Start of Source material
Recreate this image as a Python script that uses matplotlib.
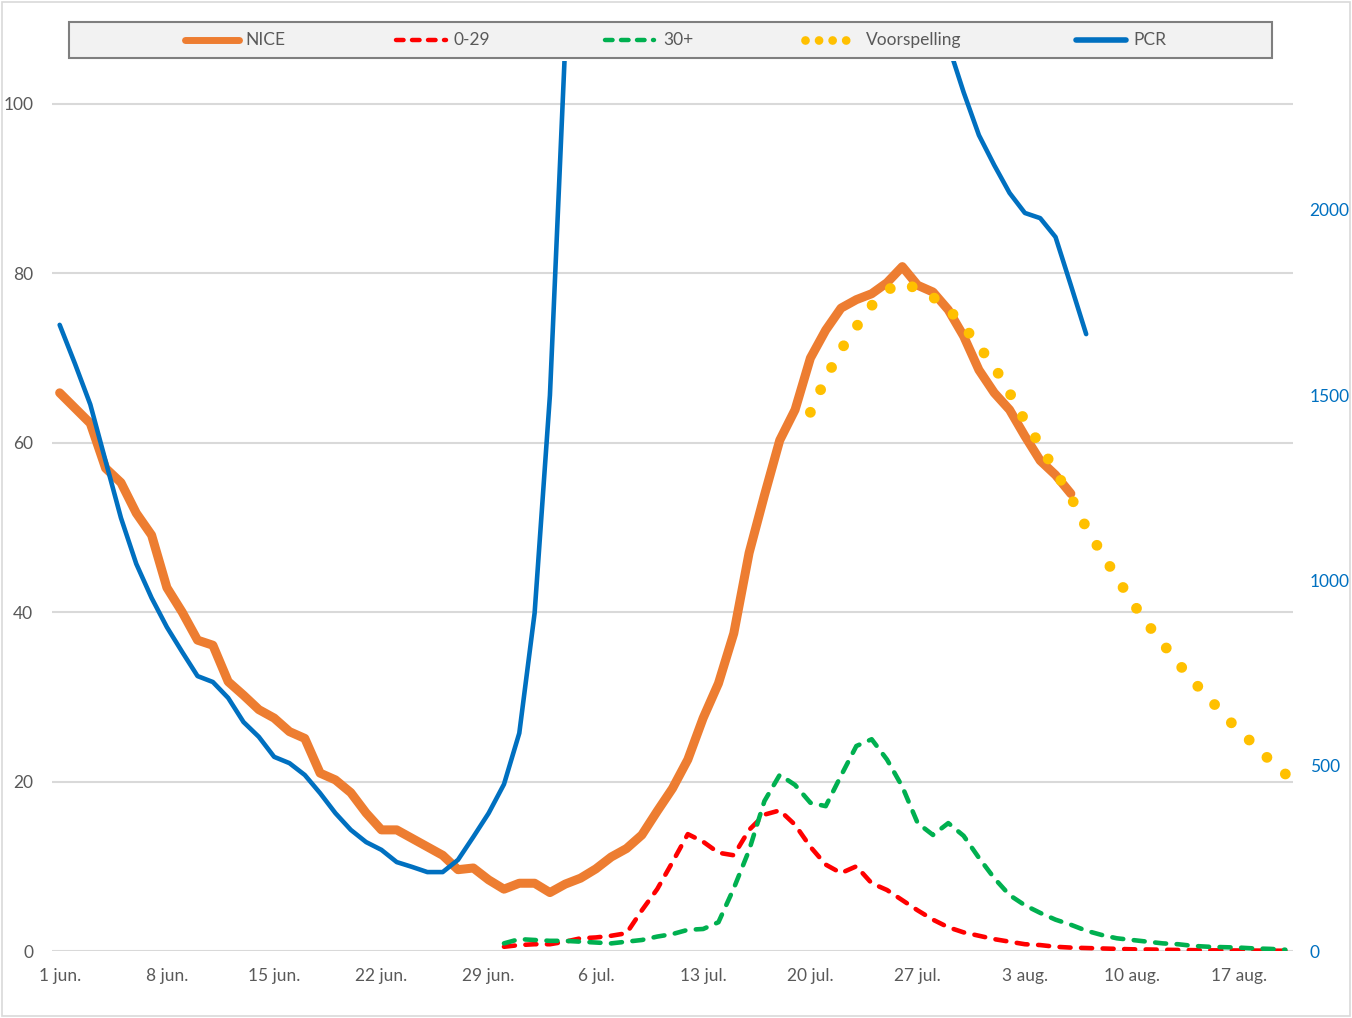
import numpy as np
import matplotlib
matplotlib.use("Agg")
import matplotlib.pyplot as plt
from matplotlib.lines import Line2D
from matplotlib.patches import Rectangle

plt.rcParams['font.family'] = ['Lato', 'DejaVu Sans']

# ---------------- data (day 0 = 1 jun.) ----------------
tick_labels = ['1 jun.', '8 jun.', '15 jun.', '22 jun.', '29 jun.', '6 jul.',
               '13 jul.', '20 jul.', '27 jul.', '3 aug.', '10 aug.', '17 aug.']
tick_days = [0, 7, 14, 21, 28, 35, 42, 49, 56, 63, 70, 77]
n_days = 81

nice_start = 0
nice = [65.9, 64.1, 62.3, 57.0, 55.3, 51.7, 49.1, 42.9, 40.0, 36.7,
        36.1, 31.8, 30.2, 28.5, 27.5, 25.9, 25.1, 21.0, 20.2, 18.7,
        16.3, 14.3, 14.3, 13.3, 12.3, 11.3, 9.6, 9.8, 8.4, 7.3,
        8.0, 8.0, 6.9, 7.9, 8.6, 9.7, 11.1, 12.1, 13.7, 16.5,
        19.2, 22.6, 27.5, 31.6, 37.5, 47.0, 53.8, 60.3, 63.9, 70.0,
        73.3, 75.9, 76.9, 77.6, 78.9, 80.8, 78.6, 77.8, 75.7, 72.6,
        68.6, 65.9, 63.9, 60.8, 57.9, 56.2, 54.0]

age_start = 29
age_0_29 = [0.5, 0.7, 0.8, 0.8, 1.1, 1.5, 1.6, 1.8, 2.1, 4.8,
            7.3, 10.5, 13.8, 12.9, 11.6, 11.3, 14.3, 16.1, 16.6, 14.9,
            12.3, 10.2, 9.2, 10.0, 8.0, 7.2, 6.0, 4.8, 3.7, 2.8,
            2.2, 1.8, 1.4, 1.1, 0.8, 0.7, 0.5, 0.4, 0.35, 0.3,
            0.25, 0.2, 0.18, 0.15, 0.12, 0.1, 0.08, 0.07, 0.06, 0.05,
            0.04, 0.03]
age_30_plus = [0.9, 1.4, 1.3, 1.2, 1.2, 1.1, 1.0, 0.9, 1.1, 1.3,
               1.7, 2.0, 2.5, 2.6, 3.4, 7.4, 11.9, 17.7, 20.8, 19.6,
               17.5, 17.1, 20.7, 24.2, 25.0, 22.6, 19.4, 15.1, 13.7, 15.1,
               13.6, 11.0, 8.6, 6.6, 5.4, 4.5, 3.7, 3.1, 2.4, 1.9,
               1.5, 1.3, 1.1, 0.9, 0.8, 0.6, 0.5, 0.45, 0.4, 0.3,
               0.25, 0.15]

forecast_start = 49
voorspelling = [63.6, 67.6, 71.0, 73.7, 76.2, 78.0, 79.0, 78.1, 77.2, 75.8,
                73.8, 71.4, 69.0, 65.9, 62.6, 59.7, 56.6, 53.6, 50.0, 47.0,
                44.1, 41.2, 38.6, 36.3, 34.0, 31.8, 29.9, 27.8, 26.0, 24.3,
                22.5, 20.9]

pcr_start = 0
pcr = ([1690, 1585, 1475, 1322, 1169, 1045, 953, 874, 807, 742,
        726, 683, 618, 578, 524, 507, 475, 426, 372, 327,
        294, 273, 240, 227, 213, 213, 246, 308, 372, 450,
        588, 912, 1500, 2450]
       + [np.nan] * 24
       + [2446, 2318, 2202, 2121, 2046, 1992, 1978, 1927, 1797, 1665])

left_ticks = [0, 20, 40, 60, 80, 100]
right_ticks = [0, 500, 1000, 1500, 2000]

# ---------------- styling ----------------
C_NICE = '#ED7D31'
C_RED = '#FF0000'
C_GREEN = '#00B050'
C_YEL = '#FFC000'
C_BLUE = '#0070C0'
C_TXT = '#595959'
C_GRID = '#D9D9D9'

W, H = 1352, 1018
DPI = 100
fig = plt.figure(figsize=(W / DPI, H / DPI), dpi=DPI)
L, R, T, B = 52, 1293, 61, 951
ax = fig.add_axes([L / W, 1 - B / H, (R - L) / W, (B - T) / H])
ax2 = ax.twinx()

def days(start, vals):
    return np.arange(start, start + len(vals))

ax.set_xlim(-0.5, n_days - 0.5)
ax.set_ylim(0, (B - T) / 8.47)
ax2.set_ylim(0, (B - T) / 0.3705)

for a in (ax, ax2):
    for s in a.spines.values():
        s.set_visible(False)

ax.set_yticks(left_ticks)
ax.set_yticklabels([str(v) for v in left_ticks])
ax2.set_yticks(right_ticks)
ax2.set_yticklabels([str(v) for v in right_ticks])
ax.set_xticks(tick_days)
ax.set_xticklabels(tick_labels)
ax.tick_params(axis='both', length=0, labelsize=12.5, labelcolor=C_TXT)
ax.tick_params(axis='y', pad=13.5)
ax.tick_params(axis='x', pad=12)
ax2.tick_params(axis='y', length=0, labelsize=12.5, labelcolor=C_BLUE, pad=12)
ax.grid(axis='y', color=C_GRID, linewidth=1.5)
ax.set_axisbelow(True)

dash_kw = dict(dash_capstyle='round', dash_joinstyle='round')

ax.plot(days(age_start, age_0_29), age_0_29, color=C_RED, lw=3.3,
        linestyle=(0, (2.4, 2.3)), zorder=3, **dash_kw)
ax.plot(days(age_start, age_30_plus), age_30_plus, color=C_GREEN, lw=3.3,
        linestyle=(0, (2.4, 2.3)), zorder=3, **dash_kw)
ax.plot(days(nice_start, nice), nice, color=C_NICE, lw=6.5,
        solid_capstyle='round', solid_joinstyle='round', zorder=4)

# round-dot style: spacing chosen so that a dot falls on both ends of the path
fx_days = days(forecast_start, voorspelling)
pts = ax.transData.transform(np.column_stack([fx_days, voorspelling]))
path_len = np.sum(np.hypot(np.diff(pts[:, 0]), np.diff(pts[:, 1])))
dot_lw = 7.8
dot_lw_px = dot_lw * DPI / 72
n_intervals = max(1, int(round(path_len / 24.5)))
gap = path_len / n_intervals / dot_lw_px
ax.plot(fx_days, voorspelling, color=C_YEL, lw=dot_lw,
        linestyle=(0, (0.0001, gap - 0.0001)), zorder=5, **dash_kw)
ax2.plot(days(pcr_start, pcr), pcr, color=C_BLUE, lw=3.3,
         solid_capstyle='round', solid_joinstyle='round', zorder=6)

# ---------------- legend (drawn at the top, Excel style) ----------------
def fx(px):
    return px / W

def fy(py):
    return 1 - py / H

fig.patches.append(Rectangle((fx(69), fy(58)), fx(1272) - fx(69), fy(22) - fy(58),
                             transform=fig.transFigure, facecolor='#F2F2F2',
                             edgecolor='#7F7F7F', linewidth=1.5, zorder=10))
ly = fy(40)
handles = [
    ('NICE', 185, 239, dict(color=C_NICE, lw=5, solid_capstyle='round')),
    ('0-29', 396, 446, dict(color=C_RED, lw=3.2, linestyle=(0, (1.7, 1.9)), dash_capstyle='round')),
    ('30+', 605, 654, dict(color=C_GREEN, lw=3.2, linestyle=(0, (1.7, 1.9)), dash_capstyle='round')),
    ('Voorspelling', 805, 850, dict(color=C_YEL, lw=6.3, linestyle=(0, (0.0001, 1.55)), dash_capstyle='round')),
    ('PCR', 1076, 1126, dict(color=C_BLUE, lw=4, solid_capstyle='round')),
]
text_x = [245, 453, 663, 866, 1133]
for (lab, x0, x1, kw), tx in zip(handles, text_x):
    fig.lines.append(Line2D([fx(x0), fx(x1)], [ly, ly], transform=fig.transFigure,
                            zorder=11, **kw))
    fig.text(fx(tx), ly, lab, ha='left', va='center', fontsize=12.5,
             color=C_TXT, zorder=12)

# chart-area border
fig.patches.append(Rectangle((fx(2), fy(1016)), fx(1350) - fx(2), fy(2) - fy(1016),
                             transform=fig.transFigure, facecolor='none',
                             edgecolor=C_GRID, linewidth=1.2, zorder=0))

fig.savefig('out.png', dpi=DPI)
End of Source material
From the opening line of the listing above through the line bearing "0.25, 0.15]", repeat each line exactly. Drop every picture.

Right answer ::
Recreate this image as a Python script that uses matplotlib.
import numpy as np
import matplotlib
matplotlib.use("Agg")
import matplotlib.pyplot as plt
from matplotlib.lines import Line2D
from matplotlib.patches import Rectangle

plt.rcParams['font.family'] = ['Lato', 'DejaVu Sans']

# ---------------- data (day 0 = 1 jun.) ----------------
tick_labels = ['1 jun.', '8 jun.', '15 jun.', '22 jun.', '29 jun.', '6 jul.',
               '13 jul.', '20 jul.', '27 jul.', '3 aug.', '10 aug.', '17 aug.']
tick_days = [0, 7, 14, 21, 28, 35, 42, 49, 56, 63, 70, 77]
n_days = 81

nice_start = 0
nice = [65.9, 64.1, 62.3, 57.0, 55.3, 51.7, 49.1, 42.9, 40.0, 36.7,
        36.1, 31.8, 30.2, 28.5, 27.5, 25.9, 25.1, 21.0, 20.2, 18.7,
        16.3, 14.3, 14.3, 13.3, 12.3, 11.3, 9.6, 9.8, 8.4, 7.3,
        8.0, 8.0, 6.9, 7.9, 8.6, 9.7, 11.1, 12.1, 13.7, 16.5,
        19.2, 22.6, 27.5, 31.6, 37.5, 47.0, 53.8, 60.3, 63.9, 70.0,
        73.3, 75.9, 76.9, 77.6, 78.9, 80.8, 78.6, 77.8, 75.7, 72.6,
        68.6, 65.9, 63.9, 60.8, 57.9, 56.2, 54.0]

age_start = 29
age_0_29 = [0.5, 0.7, 0.8, 0.8, 1.1, 1.5, 1.6, 1.8, 2.1, 4.8,
            7.3, 10.5, 13.8, 12.9, 11.6, 11.3, 14.3, 16.1, 16.6, 14.9,
            12.3, 10.2, 9.2, 10.0, 8.0, 7.2, 6.0, 4.8, 3.7, 2.8,
            2.2, 1.8, 1.4, 1.1, 0.8, 0.7, 0.5, 0.4, 0.35, 0.3,
            0.25, 0.2, 0.18, 0.15, 0.12, 0.1, 0.08, 0.07, 0.06, 0.05,
            0.04, 0.03]
age_30_plus = [0.9, 1.4, 1.3, 1.2, 1.2, 1.1, 1.0, 0.9, 1.1, 1.3,
               1.7, 2.0, 2.5, 2.6, 3.4, 7.4, 11.9, 17.7, 20.8, 19.6,
               17.5, 17.1, 20.7, 24.2, 25.0, 22.6, 19.4, 15.1, 13.7, 15.1,
               13.6, 11.0, 8.6, 6.6, 5.4, 4.5, 3.7, 3.1, 2.4, 1.9,
               1.5, 1.3, 1.1, 0.9, 0.8, 0.6, 0.5, 0.45, 0.4, 0.3,
               0.25, 0.15]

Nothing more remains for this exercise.